Exhibition

Tique | art space presents two artists who use their direct surroundings as source for their artworks: Johan Gustavsson and Thomas Vandenberghe.

While Johan Gustavsson draws situations of familie and friends in fragile pencil strokes, Thomas Vandenberghe uses analogue black & white photography to record his life, especially his intimate encounters with other people.

Johan Gustavsson (Stockholm, 1978) is an artist, curator, and docent based in The Netherlands since 2000. His artistic practice revolves around intuitive thinking and basic human dilemmas. This takes the form of drawings, sculptures, and installations.

At Tique | art space, Johan Gustavsson will show a selection of drawings, of which Hans Theys wrote: “In Gustavsson’s drawings we seem to meet families or small groups of friends that have become petrified icons of a fleeting world. Clocks have stopped ticking, or endlessly gnaw at us with their noisy grinding of unrealised moments of intimacy.

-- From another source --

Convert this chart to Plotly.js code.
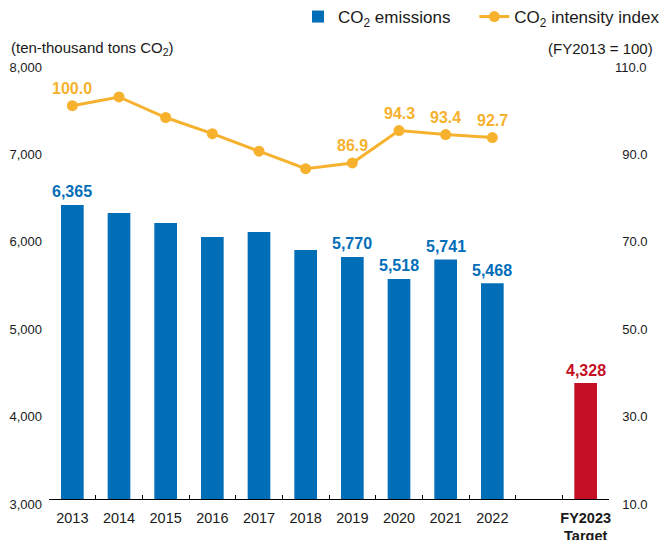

Beautiful, asymmetrical compositions. Beautifully arrested drawings, with hesitating or sturdy, sometimes slowly disappearing lines, with clear shapes that suddenly become indistinct or messed up, with funny color patches, with teapots with juvenile spouts, with depictions of tiny hammers and thin faucets, with sockets connecting us to the outside world, with one-legged tables, miserable Christmas trees and dreamlike summer cottages, with strangely silent protagonists.

What prevails, however, is a feeling to be in the presence of a human being who went through stuff and reports about it, realising that a poetic evocation of failure can be a success.”

The act of remembering is the very core of the work of Thomas Vandenberghe (Gent, 1985). “I have always been attracted to the so-called ‘snapshot’ photography, because it records everyday life, but it is a very personal form of photography. By working at a 1hour photo service I discovered the value of this personal form of diaristic photography. An image is often produced to support the act of remembering. Images become significant; they are a material trace of the past preserved for ‘posterity’. Regardless of the subject matter, the image is often a precious trace of a loved one, a cherished moment…. I started to capture the moments that symbolised my dark periods, quests, pitfalls, all those times I ran away.”

Thomas Vandenberghe also uses the practice of tearing photographs as means to forgetting. By juxtaposition two destroyed images he is creating a new memory.